Conocí al poeta José Antonio Iglesias por noticia de una compañera de carrera, Geluchi, que hace un montón de años ejercía como profesora en el Instituto de Mieres y un día me habló de un alumno, mal estudiante, pero con una extraña y poderosa percepción de la poesía. Un día este poeta vino a mi casa: más que delgado era un esqueleto que se movía (muy rápidamente, por cierto), con el cabello pajizo y la barba de cañones muy largos. A pesar de su aspecto, del que podía esperarse cualquier cosa, era hombre muy educado, que me trataba con extraordinario respeto. Bajo el brazo llevaba montones de papeles; cada papel contenía un poema, cada poema era una especie de iluminación.

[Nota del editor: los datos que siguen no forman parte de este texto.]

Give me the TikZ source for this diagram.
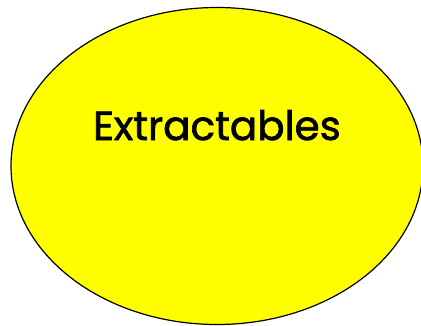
\documentclass[tikz,border=0pt]{standalone}
\usepackage{fontspec}
\newfontfamily\blobfont{Poppins}[FakeBold=1.6]
\usetikzlibrary{shapes.geometric}
\definecolor{extryellow}{RGB}{255,255,0}
\tikzset{
  blob/.style={ellipse,draw=black,line width=1.2pt,fill=extryellow,inner sep=0pt},
  blobtext/.style={inner sep=0pt,font=\blobfont\fontsize{40.5}{48}\selectfont}
}
\begin{document}
\begin{tikzpicture}[x=1pt,y=1pt]
\useasboundingbox (0,0) rectangle (421,325);
\node[blob,minimum width=412pt,minimum height=317pt] (extr) at (217,159) {};
% label sits in the upper half
\node[blobtext,anchor=base] (lbl) at ([yshift=26pt]extr.center) {Extractables};
\end{tikzpicture}
\end{document}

Iglesias fue un caso extraordinario en muchísimos aspectos. Se había negado obstinadamente al conocimiento académico, pero había acumulado, gracias a ello sin duda, una cultura amplia y refinada que iba desde los presocráticos al mundo artúrico, desde viejos poetas chinos a poetas provenzales, desde Arthur Rimbaud a Ezra Pound, ambos inevitables en un personaje de estas características. Rebelde nato, demostraba que se puede ser al tiempo un conservador, y tal vez ese conservadurismo haya evitado que fuera algo para lo que estaba llamado: para repetir la aventura fascinante y sórdida de Rimbaud. Con muy buen sentido, Iglesias redujo la aventura a la propia exploración poética y, alcanzada la edad de la razón no renunció a la confortabilidad de una vida sin alteraciones. Su juventud según me contó, había sido turbulenta, con experiencias militares como paracaidista o legionario, y más tarde trabajó en la mina hasta su prejubilación. Mariví le proporcionó el rincón apacible que necesitaba en Villamanín, entre nieve y montañas. Vivían en una casina en la que el despacho del poeta tenía la ventana abierta al invierno, y alrededor, una biblioteca muy selecta y una mesa de cortina llena de papeles. Poeta y esquiador, escribió miles de versos, reconstruyó infinidad de poemas, ofreció una rara poesía sapiencial y algunos aforismos. Ni su biografía ni su obra se parecen a la de los poetas actuales, ávidos de publicar y de reconocimiento. Durante muchísimos años, Iglesias fue un poeta inédito, el mayor poeta inédito de España. Más relacionado con poetas lenenses como Ángel Fierro y J. A. Llamas, su poesía no se parece a la de nadie. Es como si Merlín hubiera tomado la pluma en el bosque de Broceliande y se hubiera puesto a escribir. Tan solo al final publicó un par de libros: "Formas aladas" (2011) y "De un viento que viene de Avalon" (2015). Léanlos si quieren conocer a un verdadero poeta en esta época tan antipolítica.

Si continúa habiendo hombres como Iglesias, dentro de mil años se continuará escribiendo poesía, y entonces acaso su nombre se cite al lado de los más grandes: al lado de Basho y de Villon, al lado de Sócrates y de los caballeros del rey Arturo, que eran todos poetas.